The problem:
Your task is to retype the lines from the opening of the material through the line that includes "const rightTicks = [0, 45];". Do not copy the pictures.

Collected material:
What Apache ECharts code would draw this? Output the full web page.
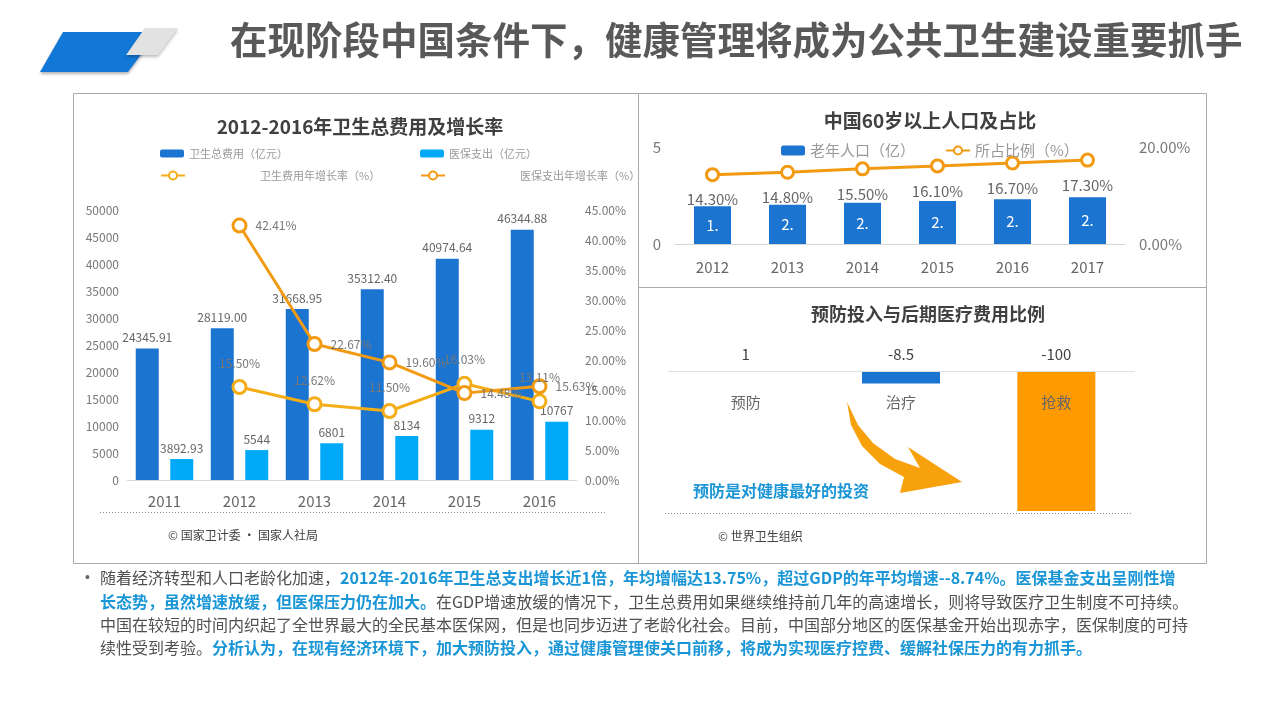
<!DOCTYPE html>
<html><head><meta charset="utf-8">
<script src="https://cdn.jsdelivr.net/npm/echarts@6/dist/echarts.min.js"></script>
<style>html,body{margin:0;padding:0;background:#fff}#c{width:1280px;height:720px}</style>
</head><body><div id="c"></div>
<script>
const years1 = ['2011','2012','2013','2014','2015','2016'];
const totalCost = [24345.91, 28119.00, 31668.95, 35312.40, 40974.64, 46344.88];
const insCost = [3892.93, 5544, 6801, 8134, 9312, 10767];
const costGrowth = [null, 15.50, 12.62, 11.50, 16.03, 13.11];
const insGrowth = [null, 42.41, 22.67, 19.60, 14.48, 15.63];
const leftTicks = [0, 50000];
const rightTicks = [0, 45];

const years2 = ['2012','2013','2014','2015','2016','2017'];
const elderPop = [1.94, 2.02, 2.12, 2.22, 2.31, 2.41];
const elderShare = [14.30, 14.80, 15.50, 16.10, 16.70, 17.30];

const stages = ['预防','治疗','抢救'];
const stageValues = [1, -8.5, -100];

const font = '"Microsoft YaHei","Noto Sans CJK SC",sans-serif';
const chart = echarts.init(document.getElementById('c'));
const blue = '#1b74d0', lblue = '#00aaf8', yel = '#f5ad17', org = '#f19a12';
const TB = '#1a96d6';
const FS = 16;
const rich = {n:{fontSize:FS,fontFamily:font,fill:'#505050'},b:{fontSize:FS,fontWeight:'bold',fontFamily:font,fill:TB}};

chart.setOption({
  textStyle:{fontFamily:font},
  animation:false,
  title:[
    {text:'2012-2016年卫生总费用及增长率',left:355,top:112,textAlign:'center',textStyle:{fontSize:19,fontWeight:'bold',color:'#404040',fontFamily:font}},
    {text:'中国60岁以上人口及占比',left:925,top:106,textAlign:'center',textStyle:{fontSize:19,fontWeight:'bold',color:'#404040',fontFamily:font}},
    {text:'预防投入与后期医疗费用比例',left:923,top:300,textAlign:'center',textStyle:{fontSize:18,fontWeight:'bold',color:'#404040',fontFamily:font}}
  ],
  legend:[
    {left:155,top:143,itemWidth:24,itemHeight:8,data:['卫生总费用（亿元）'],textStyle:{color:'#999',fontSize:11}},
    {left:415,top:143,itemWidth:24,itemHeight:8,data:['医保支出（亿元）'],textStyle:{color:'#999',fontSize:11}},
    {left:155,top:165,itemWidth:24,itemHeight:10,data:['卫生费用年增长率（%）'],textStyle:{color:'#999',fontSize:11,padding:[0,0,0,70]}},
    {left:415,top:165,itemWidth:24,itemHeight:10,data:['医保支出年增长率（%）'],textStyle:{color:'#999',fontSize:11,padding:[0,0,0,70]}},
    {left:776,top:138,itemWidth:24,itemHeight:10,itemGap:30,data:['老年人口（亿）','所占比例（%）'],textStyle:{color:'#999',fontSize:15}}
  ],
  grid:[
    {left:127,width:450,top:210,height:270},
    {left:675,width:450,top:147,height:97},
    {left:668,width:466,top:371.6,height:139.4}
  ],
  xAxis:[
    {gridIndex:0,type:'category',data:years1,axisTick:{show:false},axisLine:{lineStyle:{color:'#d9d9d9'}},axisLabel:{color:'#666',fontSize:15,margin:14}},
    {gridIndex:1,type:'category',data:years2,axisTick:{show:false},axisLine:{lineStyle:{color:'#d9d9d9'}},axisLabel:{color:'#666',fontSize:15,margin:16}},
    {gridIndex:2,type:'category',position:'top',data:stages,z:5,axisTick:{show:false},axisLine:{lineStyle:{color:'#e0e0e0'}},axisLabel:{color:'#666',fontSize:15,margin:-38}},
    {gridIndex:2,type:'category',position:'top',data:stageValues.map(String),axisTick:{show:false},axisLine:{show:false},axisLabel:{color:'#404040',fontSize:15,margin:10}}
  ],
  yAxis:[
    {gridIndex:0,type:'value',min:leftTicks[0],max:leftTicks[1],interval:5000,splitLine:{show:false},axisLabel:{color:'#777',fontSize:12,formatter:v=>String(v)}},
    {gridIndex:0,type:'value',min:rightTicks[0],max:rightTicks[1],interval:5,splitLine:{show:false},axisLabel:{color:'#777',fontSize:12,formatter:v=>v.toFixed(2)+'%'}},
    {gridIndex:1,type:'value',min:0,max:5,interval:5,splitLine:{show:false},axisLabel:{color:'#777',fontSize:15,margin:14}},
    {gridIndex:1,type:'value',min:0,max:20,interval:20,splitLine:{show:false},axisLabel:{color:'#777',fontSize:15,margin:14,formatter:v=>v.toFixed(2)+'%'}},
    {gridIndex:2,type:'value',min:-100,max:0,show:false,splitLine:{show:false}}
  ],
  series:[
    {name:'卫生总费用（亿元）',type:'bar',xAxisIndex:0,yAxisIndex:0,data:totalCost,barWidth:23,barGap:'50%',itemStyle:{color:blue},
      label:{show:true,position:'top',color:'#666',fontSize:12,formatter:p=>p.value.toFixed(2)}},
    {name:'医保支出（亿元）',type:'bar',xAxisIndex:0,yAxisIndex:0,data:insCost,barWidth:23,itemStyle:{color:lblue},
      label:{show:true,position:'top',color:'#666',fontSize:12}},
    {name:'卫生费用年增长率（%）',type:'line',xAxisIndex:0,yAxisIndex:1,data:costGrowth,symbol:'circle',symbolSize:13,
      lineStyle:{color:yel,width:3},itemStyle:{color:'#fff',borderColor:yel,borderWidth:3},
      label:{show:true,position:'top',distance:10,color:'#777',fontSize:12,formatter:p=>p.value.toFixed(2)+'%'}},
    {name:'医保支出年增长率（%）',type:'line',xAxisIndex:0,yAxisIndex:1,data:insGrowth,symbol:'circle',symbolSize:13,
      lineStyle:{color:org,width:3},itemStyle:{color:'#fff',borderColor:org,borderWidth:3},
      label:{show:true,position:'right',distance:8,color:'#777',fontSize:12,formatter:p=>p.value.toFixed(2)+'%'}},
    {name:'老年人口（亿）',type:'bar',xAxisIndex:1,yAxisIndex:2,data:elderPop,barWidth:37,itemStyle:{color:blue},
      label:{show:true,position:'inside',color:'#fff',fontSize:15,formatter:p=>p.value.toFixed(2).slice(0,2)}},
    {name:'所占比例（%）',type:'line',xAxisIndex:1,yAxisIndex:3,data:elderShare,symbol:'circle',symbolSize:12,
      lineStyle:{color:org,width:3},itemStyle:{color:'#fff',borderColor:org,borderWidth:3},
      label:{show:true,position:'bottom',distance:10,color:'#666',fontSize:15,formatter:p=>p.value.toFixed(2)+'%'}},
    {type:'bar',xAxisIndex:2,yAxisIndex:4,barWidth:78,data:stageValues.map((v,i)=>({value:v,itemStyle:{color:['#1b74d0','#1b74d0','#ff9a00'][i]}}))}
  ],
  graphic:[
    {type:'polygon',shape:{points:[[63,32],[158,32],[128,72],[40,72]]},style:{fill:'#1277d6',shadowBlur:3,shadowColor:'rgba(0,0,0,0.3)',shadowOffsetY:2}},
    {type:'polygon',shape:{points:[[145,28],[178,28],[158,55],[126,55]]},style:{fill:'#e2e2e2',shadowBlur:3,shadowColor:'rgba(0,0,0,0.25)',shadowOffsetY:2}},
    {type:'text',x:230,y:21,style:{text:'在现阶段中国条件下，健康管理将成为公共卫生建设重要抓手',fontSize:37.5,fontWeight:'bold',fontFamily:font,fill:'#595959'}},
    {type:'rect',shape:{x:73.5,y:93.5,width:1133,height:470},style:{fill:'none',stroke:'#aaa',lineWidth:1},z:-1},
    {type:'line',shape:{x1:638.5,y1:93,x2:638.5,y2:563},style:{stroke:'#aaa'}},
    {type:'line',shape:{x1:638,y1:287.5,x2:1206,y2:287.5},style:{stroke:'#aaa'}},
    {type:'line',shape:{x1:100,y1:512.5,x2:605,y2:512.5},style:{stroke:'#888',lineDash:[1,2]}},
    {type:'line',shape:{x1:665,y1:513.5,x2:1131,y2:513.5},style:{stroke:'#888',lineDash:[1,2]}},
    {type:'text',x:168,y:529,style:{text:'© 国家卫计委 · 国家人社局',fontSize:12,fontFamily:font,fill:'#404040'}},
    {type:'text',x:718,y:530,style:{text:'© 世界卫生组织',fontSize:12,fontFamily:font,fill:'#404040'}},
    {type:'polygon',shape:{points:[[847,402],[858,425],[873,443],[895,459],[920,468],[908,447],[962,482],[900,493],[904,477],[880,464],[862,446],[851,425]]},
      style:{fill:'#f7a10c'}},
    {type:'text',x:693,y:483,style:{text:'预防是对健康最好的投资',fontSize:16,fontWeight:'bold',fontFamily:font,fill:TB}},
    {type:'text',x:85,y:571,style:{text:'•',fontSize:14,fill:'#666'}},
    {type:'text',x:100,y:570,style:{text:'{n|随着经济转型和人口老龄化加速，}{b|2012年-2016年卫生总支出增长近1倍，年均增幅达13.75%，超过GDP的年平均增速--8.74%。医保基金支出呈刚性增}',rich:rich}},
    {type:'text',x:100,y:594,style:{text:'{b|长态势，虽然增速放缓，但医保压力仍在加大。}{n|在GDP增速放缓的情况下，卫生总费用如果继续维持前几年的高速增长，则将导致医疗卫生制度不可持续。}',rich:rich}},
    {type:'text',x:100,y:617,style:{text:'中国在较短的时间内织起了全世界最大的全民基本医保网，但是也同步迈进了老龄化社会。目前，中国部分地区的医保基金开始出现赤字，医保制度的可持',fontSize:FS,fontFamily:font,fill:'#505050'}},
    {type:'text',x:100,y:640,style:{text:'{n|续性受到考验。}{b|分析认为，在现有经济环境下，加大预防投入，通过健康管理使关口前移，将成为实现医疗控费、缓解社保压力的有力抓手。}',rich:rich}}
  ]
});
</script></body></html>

Result of this task:
What Apache ECharts code would draw this? Output the full web page.
<!DOCTYPE html>
<html><head><meta charset="utf-8">
<script src="https://cdn.jsdelivr.net/npm/echarts@6/dist/echarts.min.js"></script>
<style>html,body{margin:0;padding:0;background:#fff}#c{width:1280px;height:720px}</style>
</head><body><div id="c"></div>
<script>
const years1 = ['2011','2012','2013','2014','2015','2016'];
const totalCost = [24345.91, 28119.00, 31668.95, 35312.40, 40974.64, 46344.88];
const insCost = [3892.93, 5544, 6801, 8134, 9312, 10767];
const costGrowth = [null, 15.50, 12.62, 11.50, 16.03, 13.11];
const insGrowth = [null, 42.41, 22.67, 19.60, 14.48, 15.63];
const leftTicks = [0, 50000];
const rightTicks = [0, 45];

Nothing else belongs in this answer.